Helge: How will the US banking crisis going to affect industrial and infrastructure investments? What kind of changes are we going to face in the near future? How long a deep effects are we going to see? What kind of industries and investments will be affected?

CARPE DIEM: Why Subprime Mortgage Crisis Won't Cause A Recession: The U.S. Economy Survived S&L Crisis: "In some ways, today's economy is in much better shape than the U.S. economy of the 1980s, e.g. unemployment rates today (4.6% average over the last two years) are much lower than the 1980s (7.3% average).

Consider also that not a single U.S. bank failed in 2005 or 2006 (see chart above), and only 3 banks have failed in 2007, which a very impressive record of only 1 bank failure per year on average over the last 3 years.

I am pretty sure that there has never been any two-year period in U.S. history without a single bank failure in the U.S., and no three-year period in U.S. history with only 3 bank failures.
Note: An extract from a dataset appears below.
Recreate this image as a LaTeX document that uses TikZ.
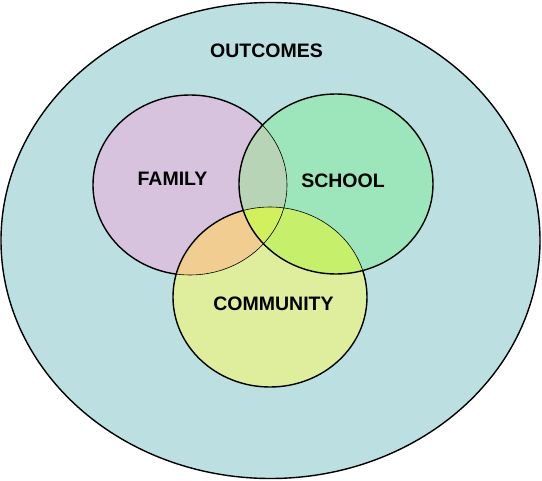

The U.S. banking system has never been as strong and as stable as it is today."

Helge: Who is saying this?

Mark J. Perry

About Me

Dr. Mark J. Perry is a professor of economics and finance in the School of Management at the Flint campus of the University of Michigan. Perry holds two graduate degrees in economics (M.A. and Ph.D.) from George Mason University in Washington, D.C. In addition, he holds an MBA degree in finance from the Curtis L. Carlson School of Management at the University of Minnesota.